Quelques propos de Zaki Laidi dans le Monde du 3 mars 2007 me semblent aller dans ce sens :"Son seul objectif est alors de reconstruire ce qui a été détruit par le libéralisme avec tout ce que cela implique comme conservatisme et nostalgie. Nous avons ainsi aujourd'hui une gauche dont le discours est le plus maximaliste de toute l'Europe dans le pays le moins libéral d'Europe. Or, tant que cette gauche n'aura pas rompu avec cette vision purement pessimiste du changement social, tant qu'elle ne voudra pas montrer qu'il y a dans le monde actuel des potentialités, elle continuera à décevoir ses électeurs car chacun sait que le retour aux « trente glorieuses » n'est ni possible ni souhaitable.

La gauche a besoin de penser le changement social sur le mode de la contingence plutôt que sur celui du déterminisme. Il lui faudrait d'une manière ou d'une autre se libérer de l'héritage de Pierre Bourdieu dans ce qu'il a de plus figé, défensif, et en définitive, conservateur. Dire à haute et intelligible voix que la gauche n'a plus pour horizon politique le retour aux « trente glorieuses » constituerait un acte révolutionnaire et fondateur pour une gauche du XXIe siècle. En disant cela, la gauche ferait enfin son aggiornamento idéologique sans coût politique excessif. Elle romprait avec la tentation conservatrice qui est la sienne depuis maintenant plus d'une décennie.

Le deuxième axe fort d'une gauche du XXIe siècle devrait se construire autour d'une redéfinition du rôle de l'Etat par rapport au marché. Or, là encore, la tâche est titanesque, d'une part, parce que la vénération de l'Etat est très ancrée dans une société qui a rompu avec Dieu pour mieux lui substituer l'Etat. D'autre part, parce que nous appartenons à un pays où l'inculture économique de nos élites politiques et intellectuelles conduit à penser que raisonner économiquement revient à comploter socialement. (...)

Une gauche modernisée devrait donc reprendre le chemin de la critique sociale de l'Etat.
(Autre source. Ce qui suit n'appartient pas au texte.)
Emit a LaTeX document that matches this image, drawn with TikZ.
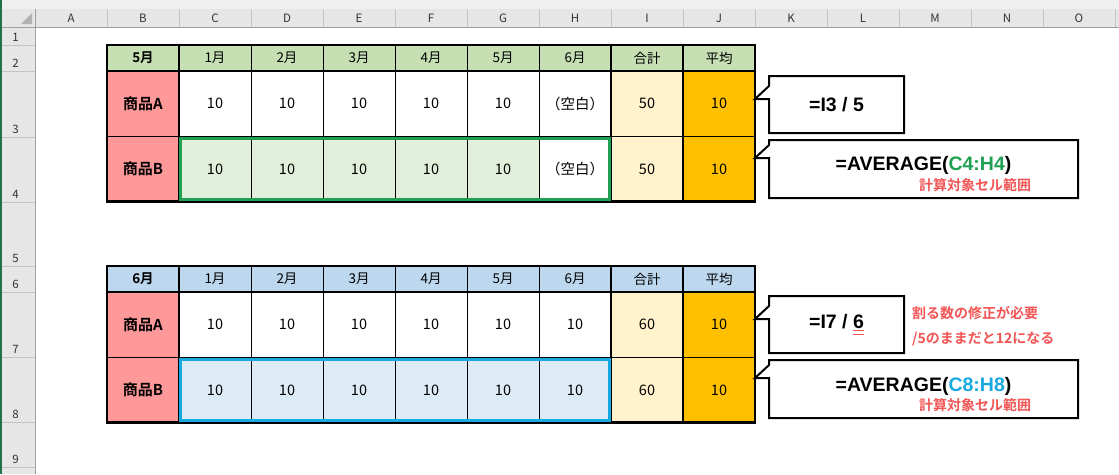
\documentclass[tikz,border=0pt]{standalone}
\usepackage{fontspec}
\setmainfont{Noto Sans CJK JP}[BoldFont={Noto Sans CJK JP Bold}]
\newfontfamily\formulafont{Liberation Sans}
\usepackage{xcolor}
\usetikzlibrary{positioning}

\definecolor{hdrgreen}{HTML}{C6E0B4}
\definecolor{hdrblue}{HTML}{BDD7EE}
\definecolor{salmon}{HTML}{FF9999}
\definecolor{totfill}{HTML}{FFF2CC}
\definecolor{avgfill}{HTML}{FFC000}
\definecolor{selgreenfill}{HTML}{E2EFDA}
\definecolor{selbluefill}{HTML}{DDEBF7}
\definecolor{selgreen}{HTML}{1FA052}
\definecolor{selblue}{HTML}{19A9E1}
\definecolor{notered}{HTML}{F25555}
\definecolor{sheetband}{HTML}{E6E6E6}
\definecolor{sheettop}{HTML}{EFEFEF}
\definecolor{sepgray}{HTML}{C4C4C4}
\definecolor{edgegray}{HTML}{A0A0A0}
\definecolor{excelgreen}{HTML}{217346}

\newcommand\itemlabel[1]{{\bfseries\fontsize{15}{17}\selectfont #1}}

\begin{document}
\begin{tikzpicture}[x=1pt,y=-1pt,line join=miter]
\tikzstyle{cell}=[draw,line width=0.8pt,anchor=north west,minimum width=72pt,inner sep=0pt,outer sep=0pt,font=\fontsize{14.5}{16}\selectfont]
\tikzstyle{hdrcell}=[cell,font=\fontsize{13.5}{15}\selectfont]
\tikzstyle{tline}=[line width=2.4pt,line cap=rect]
\tikzstyle{selbox}=[line width=3pt]
\tikzstyle{callbox}=[anchor=north west,inner sep=0pt,outer sep=0pt,font=\formulafont\bfseries\fontsize{19.5}{22}\selectfont]
\tikzstyle{callline}=[line width=2pt]
\tikzstyle{formula}=[inner sep=0pt,font=\formulafont\bfseries\fontsize{19.5}{22}\selectfont]
\tikzstyle{note}=[inner sep=0pt,text=notered,font=\bfseries\fontsize{14}{16}\selectfont]
\tikzstyle{colhead}=[inner sep=0pt,text=black!80,font=\fontsize{11.5}{13}\selectfont]
\tikzstyle{rowhead}=[inner sep=0pt,text=black!80,font=\fontsize{11.5}{13}\selectfont]

\useasboundingbox (0,0) rectangle (1119,474);
\fill[white] (0,0) rectangle (1119,474);

% sheet headers
\fill[sheettop] (0,0) rectangle (1119,9);
\fill[sheetband] (0,9) rectangle (1119,27);
\fill[sheetband] (0,27) rectangle (35,474);
\foreach \c in {1,...,15}
  \draw[sepgray] ({35+72*\c},9) -- ({35+72*\c},27);
\foreach \y in {45,71,137,202,266,292,357,422,467}
  \draw[sepgray] (0,\y) -- (35,\y);
\draw[edgegray] (0,27) -- (1119,27);
\draw[edgegray] (35,9) -- (35,474);
\fill[black!30] (32,13) -- (32,24) -- (21,24) -- cycle;
\draw[excelgreen,line width=1.5pt] (0.75,0) -- (0.75,474);
\foreach \l [count=\c from 0] in {A,...,O}
  \node[colhead] (col\l) at ({71+72*\c},18.5) {\l};
\foreach \r/\y in {1/37,2/63,3/129,4/194,5/258,6/284,7/349,8/414,9/459}
  \node[rowhead] (row\r) at (15.5,\y) {\r};

% two tables
\foreach \t/\ytop/\hA/\mon/\hdr/\sfill/\hfill/\sel/\hval/\tot in
  {1/45/65.5/5月/hdrgreen/selgreenfill/white/selgreen/（空白）/50,
   2/266/65.5/6月/hdrblue/selbluefill/selbluefill/selblue/10/60}{
  \foreach \c/\txt in {1/\textbf{\mon},2/1月,3/2月,4/3月,5/4月,6/5月,7/6月,8/合計,9/平均}
    \node[hdrcell,fill=\hdr,minimum height=26pt] (t\t-h\c) at ({35+72*\c},\ytop) {\txt};
  \foreach \c/\txt/\f in {1/\itemlabel{商品A}/salmon,2/10/white,3/10/white,4/10/white,5/10/white,
      6/10/white,7/\hval/white,8/\tot/totfill,9/10/avgfill}
    \node[cell,fill=\f,minimum height=\hA pt] (t\t-a\c) at ({35+72*\c},\ytop+26) {\txt};
  \foreach \c/\txt/\f in {1/\itemlabel{商品B}/salmon,2/10/\sfill,3/10/\sfill,4/10/\sfill,5/10/\sfill,
      6/10/\sfill,7/\hval/\hfill,8/\tot/totfill,9/10/avgfill}
    \node[cell,fill=\f,minimum height=65pt] (t\t-b\c) at ({35+72*\c},\ytop+26+\hA) {\txt};
  \draw[tline] (t\t-h1.north west) rectangle (t\t-b9.south east);
  \draw[tline] (t\t-h1.south west) -- (t\t-h9.south east);
  \foreach \c in {1,7,8}
    \draw[tline] (t\t-h\c.north east) -- (t\t-b\c.south east);
  \draw[selbox,draw=\sel] ([shift={(1.8pt,-1.8pt)}]t\t-b2.north west) rectangle ([shift={(-1.8pt,1.8pt)}]t\t-b7.south east);
}

% callouts
\node[callbox,minimum width=135pt,minimum height=57pt] (call1) at (769,76) {=I3 / 5};
\node[callbox,minimum width=309pt,minimum height=58pt] (call2) at (769,140) {};
\node[callbox,minimum width=135pt,minimum height=57pt] (call3) at (769,296)
  {=I7 / \rlap{\textcolor{notered}{\rule[-3pt]{11pt}{1.2pt}}}\rlap{\textcolor{notered}{\rule[-6.5pt]{11pt}{1.2pt}}}6};
\node[callbox,minimum width=309pt,minimum height=58pt] (call4) at (769,360) {};
\foreach \n/\d in {1/10,2/5,3/10,4/5}
  \draw[callline] (call\n.north west) -- ++(0,\d) -- ++(-14,13) -- ++(14,0)
    -- (call\n.south west) -| (call\n.north east) -- cycle;

\node[formula] (avg1) at (923.5,165.5) {=AVERAGE(\textcolor{selgreen}{C4:H4})};
\node[note] (range1) at (975,185.5) {計算対象セル範囲};
\node[note,anchor=west] (fix1) at (912,313) {割る数の修正が必要};
\node[note,anchor=west] (fix2) at (912,339) {/5のままだと12になる};
\node[formula] (avg2) at (923.5,386) {=AVERAGE(\textcolor{selblue}{C8:H8})};
\node[note] (range2) at (975,405.5) {計算対象セル範囲};
\end{tikzpicture}
\end{document}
Cette critique n'est bien évidemment pas contradictoire avec une critique du marché. Mais la critique du marché doit être qualifiée, étayée, précisée et non pas seulement postulée. Croire que le bien public s'identifie mécaniquement à la propriété publique est tout simplement une vieillerie. On peut parfaitement défendre le bien public sans forcément recourir à la propriété publique (...)
La troisième façon de penser une gauche du XXIe siècle consisterait à toujours penser les mécanismes de redistribution parallèlement aux mécanismes d'incitation. Or sur ce plan la gauche accuse un retard conceptuel phénoménal car, pour elle, la redistribution, c'est l'Etat, et l'incitation, c'est le marché. Il est gravissime que des responsables de gauche continuent à se livrer à une surenchère sur le smic qui a pour inconvénient de freiner l'entrée sur le marché des travailleurs non qualifiés et d'écraser la pyramide des salaires. Croire que plus on redistribue, plus on réduit les inégalités relève d'une vision non seulement dépassée mais erronée.

Enfin, il y a une quatrième façon de penser la gauche du XXIe siècle : c'est celle qui consiste à voir dans la mondialisation non pas simplement une machine à détruire et à uniformiser, mais à enrichir et stimuler. Il faut dire et redire que la mondialisation est avant tout un processus de redistribution de la richesse et de la puissance dans de nouveaux espaces (...)".